Specifically, Fickling points out that structural changes in Gulf economies in recent years have made them more vulnerable to fluctuations in oil prices. The net financial assets held by Saudi Arabia’s government, for example, which includes central bank reserves plus the sovereign wealth fund minus government debt currently stands at just 0.1 percent of GDP, down from as much as 50 percent half a decade ago, at the end of $100+ a barrel oil prices. This, the columnist notes, means that the kingdom “is now likely to be a net debtor for the foreseeable future, even if prices rise back above $80.”

A view shows branded oil tanks at Saudi Aramco oil facility in Abqaiq, Saudi Arabia October 12, 2019.

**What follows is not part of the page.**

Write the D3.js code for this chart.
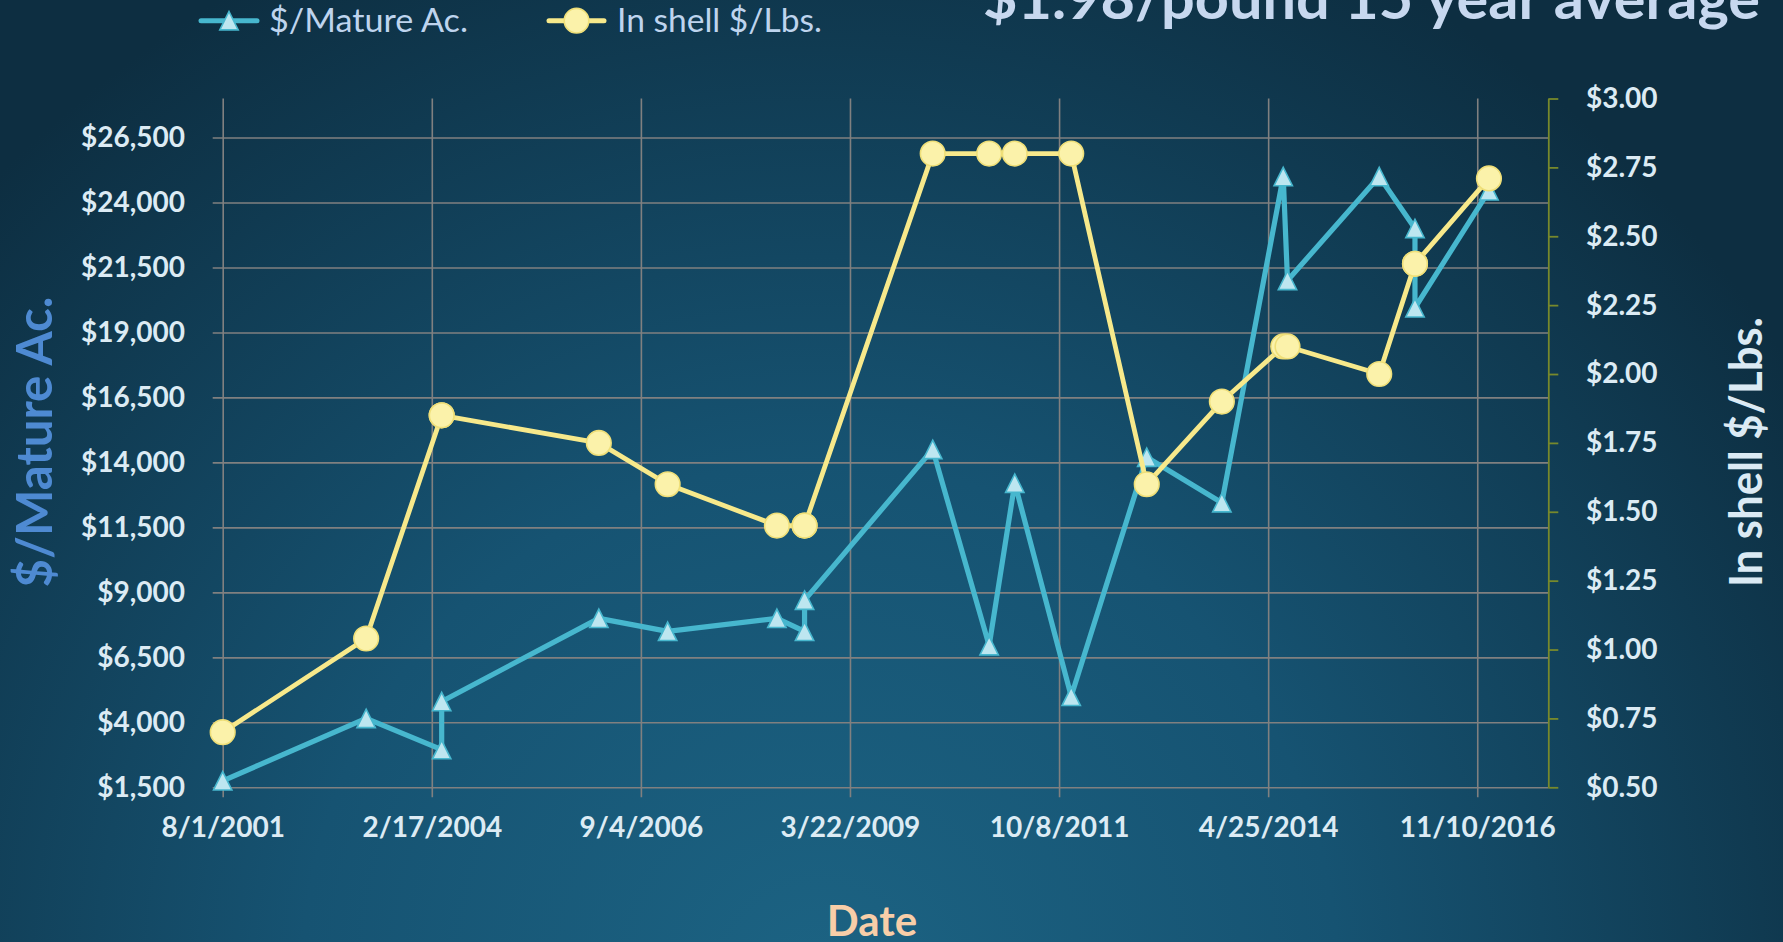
<!DOCTYPE html>
<html>
<head>
<meta charset="utf-8">
<script src="https://cdn.jsdelivr.net/npm/d3@7/dist/d3.min.js"></script>
<style>
  html, body { margin: 0; padding: 0; background: #0f3346; overflow: hidden; }
  svg { display: block; }
  text { font-family: Lato, "Open Sans", sans-serif; }
</style>
</head>
<body>
<svg id="chart" width="1783" height="942"></svg>
<script>
// ---------- data ----------
const dates = ["2001-08-01","2003-05-01","2004-04-01","2004-04-01","2006-03-01","2007-01-01",
  "2008-05-01","2008-09-01","2008-09-01","2010-03-25","2010-12-01","2011-03-25","2011-12-01",
  "2012-11-01","2013-10-01","2014-07-01","2014-07-20","2015-09-01","2016-02-07","2016-02-07","2017-01-01"];
const perMatureAcre = [1750, 4150, 2950, 4800, 8000, 7500, 8000, 7500, 8700, 14500, 6950, 13200, 5000,
  14200, 12450, 25000, 21000, 25000, 23000, 19950, 24450];
const inShellPerLb = [0.70, 1.04, 1.85, 1.85, 1.75, 1.60, 1.45, 1.45, 1.45, 2.80, 2.80, 2.80, 2.80,
  1.60, 1.90, 2.10, 2.10, 2.00, 2.40, 2.40, 2.71];
const xTickLabels = ["8/1/2001","2/17/2004","9/4/2006","3/22/2009","10/8/2011","4/25/2014","11/10/2016"];
const xAxisBounds = ["8/1/2001","9/22/2017"];
const leftTicks = [1500,4000,6500,9000,11500,14000,16500,19000,21500,24000,26500];
const leftBounds = [1500, 28000];
const rightTicks = [0.5,0.75,1.0,1.25,1.5,1.75,2.0,2.25,2.5,2.75,3.0];
const rightBounds = [0.5, 3.0];
const seriesNames = ["$/Mature Ac.", "In shell $/Lbs."];
const titleText = "$1.98/pound 15 year average";

// ---------- setup ----------
const W = 1783, H = 942;
const svg = d3.select("#chart");
const parseISO = d3.utcParse("%Y-%m-%d");
const parseUS = d3.utcParse("%m/%d/%Y");

const defs = svg.append("defs");
const grad = defs.append("radialGradient").attr("id","bg")
  .attr("gradientUnits","userSpaceOnUse").attr("cx",820).attr("cy",980).attr("r",1150);
grad.append("stop").attr("offset","0").attr("stop-color","#1c6383");
grad.append("stop").attr("offset","0.45").attr("stop-color","#165372");
grad.append("stop").attr("offset","1").attr("stop-color","#0d2e41");
svg.append("rect").attr("width",W).attr("height",H).attr("fill","url(#bg)");

const plot = {left: 222.7, right: 1548.3, top: 98.5, bottom: 787.3};

const x = d3.scaleUtc().domain(xAxisBounds.map(parseUS)).range([plot.left, plot.right]);
const yL = d3.scaleLinear().domain(leftBounds).range([plot.bottom, plot.top]);
const yR = d3.scaleLinear().domain(rightBounds).range([plot.bottom, plot.top]);

const gridColor = "#808080";
const labelColor = "#dcebf4";

// left axis with horizontal gridlines
const gL = svg.append("g").attr("transform",`translate(${plot.left - 10},0)`)
  .call(d3.axisLeft(yL).tickValues(leftTicks).tickFormat(d3.format("$,"))
    .tickSizeInner(-(plot.right - plot.left + 10)).tickSizeOuter(0).tickPadding(27.7));
gL.select(".domain").remove();
gL.selectAll(".tick line").attr("stroke",gridColor).attr("stroke-width",1.6);
gL.selectAll(".tick text").attr("fill",labelColor).attr("font-size",28).attr("font-weight",700)
  .attr("font-family","Lato");

// bottom axis with vertical gridlines
const xTicks = xTickLabels.map(parseUS);
const gB = svg.append("g").attr("transform",`translate(0,${plot.bottom + 10})`)
  .call(d3.axisBottom(x).tickValues(xTicks).tickFormat((d,i) => xTickLabels[i])
    .tickSizeInner(-(plot.bottom - plot.top + 10)).tickSizeOuter(0).tickPadding(20));
gB.select(".domain").remove();
gB.selectAll(".tick line").attr("stroke",gridColor).attr("stroke-width",1.6);
gB.selectAll(".tick text").attr("fill",labelColor).attr("font-size",28).attr("font-weight",700)
  .attr("font-family","Lato");

// right axis
const gR = svg.append("g").attr("transform",`translate(${plot.right},0)`)
  .call(d3.axisRight(yR).tickValues(rightTicks).tickFormat(d3.format("$.2f"))
    .tickSizeInner(10).tickSizeOuter(0).tickPadding(27.7));
gR.select(".domain").attr("stroke","#77892c").attr("stroke-width",1.8);
gR.selectAll(".tick line").attr("stroke","#77892c").attr("stroke-width",1.8);
gR.selectAll(".tick text").attr("fill",labelColor).attr("font-size",28).attr("font-weight",700)
  .attr("font-family","Lato");

// ---------- series ----------
const rows = dates.map((d,i) => ({date: parseISO(d), acre: perMatureAcre[i], lb: inShellPerLb[i]}));

const blue = "#47b7ce", blueFill = "#bde6f0";
const yellow = "#f7e98b", yellowFill = "#fbf2aa", yellowStroke = "#efdf78";
const tri = "M0,-9.2L9.2,9.2L-9.2,9.2Z";

svg.append("path").datum(rows)
  .attr("fill","none").attr("stroke",blue).attr("stroke-width",5.2).attr("stroke-linejoin","round")
  .attr("d", d3.line().x(d => x(d.date)).y(d => yL(d.acre)));
svg.append("g").selectAll("path").data(rows).join("path")
  .attr("transform", d => `translate(${x(d.date)},${yL(d.acre)})`)
  .attr("d", tri).attr("fill",blueFill).attr("stroke",blue).attr("stroke-width",1.6);

svg.append("path").datum(rows)
  .attr("fill","none").attr("stroke",yellow).attr("stroke-width",4.8).attr("stroke-linejoin","round")
  .attr("d", d3.line().x(d => x(d.date)).y(d => yR(d.lb)));
svg.append("g").selectAll("circle").data(rows).join("circle")
  .attr("cx", d => x(d.date)).attr("cy", d => yR(d.lb)).attr("r",12.3)
  .attr("fill",yellowFill).attr("stroke",yellowStroke).attr("stroke-width",1.6);

// ---------- titles ----------
svg.append("text").attr("x",983).attr("y",19).attr("font-size",58).attr("font-weight",700)
  .attr("fill","#c7d8ef").attr("textLength",777).attr("lengthAdjust","spacingAndGlyphs")
  .text(titleText);

svg.append("text").attr("transform","translate(52,442) rotate(-90)").attr("text-anchor","middle")
  .attr("font-size",49).attr("font-weight",700).attr("fill","#4e8ad2")
  .attr("textLength",291).attr("lengthAdjust","spacingAndGlyphs").text(seriesNames[0]);

svg.append("text").attr("transform","translate(1762,452) rotate(-90)").attr("text-anchor","middle")
  .attr("font-size",45).attr("font-weight",700).attr("fill","#dbeaf4")
  .attr("textLength",270).attr("lengthAdjust","spacingAndGlyphs").text(seriesNames[1]);

svg.append("text").attr("x",872).attr("y",936).attr("text-anchor","middle")
  .attr("font-size",42).attr("font-weight",700).attr("fill","#f8cea8").text("Date");

// ---------- legend ----------
const legend = svg.append("g");
const legendItems = [
  {name: seriesNames[0], x0: 201, x1: 257, tx: 269, tl: 199, type: "tri"},
  {name: seriesNames[1], x0: 549, x1: 604, tx: 617, tl: 205, type: "circ"}
];
legendItems.forEach(it => {
  const cy = 20.7, cx = (it.x0 + it.x1) / 2;
  legend.append("line").attr("x1",it.x0).attr("x2",it.x1).attr("y1",cy).attr("y2",cy)
    .attr("stroke", it.type === "tri" ? blue : yellow).attr("stroke-width",5).attr("stroke-linecap","round");
  if (it.type === "tri") {
    legend.append("path").attr("transform",`translate(${cx},${cy})`).attr("d",tri)
      .attr("fill",blueFill).attr("stroke",blue).attr("stroke-width",1.6);
  } else {
    legend.append("circle").attr("cx",cx).attr("cy",cy).attr("r",12.3)
      .attr("fill",yellowFill).attr("stroke",yellowStroke).attr("stroke-width",1.6);
  }
  legend.append("text").attr("x",it.tx).attr("y",32).attr("font-size",33).attr("fill","#bed4ee")
    .attr("textLength",it.tl).attr("lengthAdjust","spacingAndGlyphs").text(it.name);
});
</script>
</body>
</html>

Last month, the International Monetary Fund calculated that if prices continue their slide to the $20 a barrel mark, the estimated $2 trillion in net financial assets of the six Gulf monarchies (Qatar, Kuwait, Bahrain, Saudi Arabia, Oman, and the United Arab Emirates) may run out by 2027.

However, according to a separate IMF report, even with oil prices in the $50-$55 a barrel range, Riyadh’s reserves could fall to less than half a year’s coverage of imports by 2024.

Just as significantly, the drop in oil prices may lead to an end in the Gulf kingdoms’ habit of buying up foreign assets (such as the $183 billion in US securities held by Saudi Arabia), which could have a negative impact on the US itself.

The U.S. Treasury building, Washington D.C.

“The monarchies have surfed a remarkable tide of wealth over the past half-century or so, but every wave eventually crashes. Future generations will never again see the wealth that current subjects enjoy. Perhaps the Gulf wasn’t spared from oil’s curse, after all. That moment was only deferred,” Fickling says.

Kingdom Begins Cuts

Saudi Arabia’s ministry of finance announced cuts to the kingdom’s budget spending last week, with the cuts worth $13.2 billion, or 5 percent of the total budget. The ministry promised that the cuts would focus on areas that would have “the least social and economic impact,” without specifying the expenditures on the chopping block.

The Gulf kingdoms weren’t the only oil-exporting nations to feel the pinch of tumbling prices. Last week, the Trump administration announced plans to purchase some 77 million barrels of oil from domestic producers to top up the country’s strategic oil reserve. With breakeven prices of up to $68 per barrel, US shale oil has been hit harder than most other major producers by the downturn in prices. Oil and gas account for about 7 percent of the US’s GDP, with over 10 million Americans dependent on the energy sector for jobs.

Pump jacks operate in front of a drilling rig in an oil field in Midland, Texas U.S. August 22, 2018. Picture taken August 22, 2018.

As a major oil exporter, Russia too has felt the pinch of falling prices. That said, the country’s finance ministry calculated earlier this month that it could plug up any holes appearing in the budget due to the oil glut thanks to about $150 billion in liquidity in the sovereign wealth fund, calculating that the country could wait out $25-$30 per barrel oil for between six and ten years.

The drop in crude prices came after the Saudi-led Organization of Petroleum Exporting Countries and its partners including Russia failed to reach a deal on collective cuts in production in talks in Vienna, Austria earlier this month, with OPEC+ subsequently abolishing output restrictions and Saudi Arabia launching a price war, slashing April future prices by $6-$8 and announcing millions of barrels per day in additional production. Other countries in the region and Russia have since followed suit.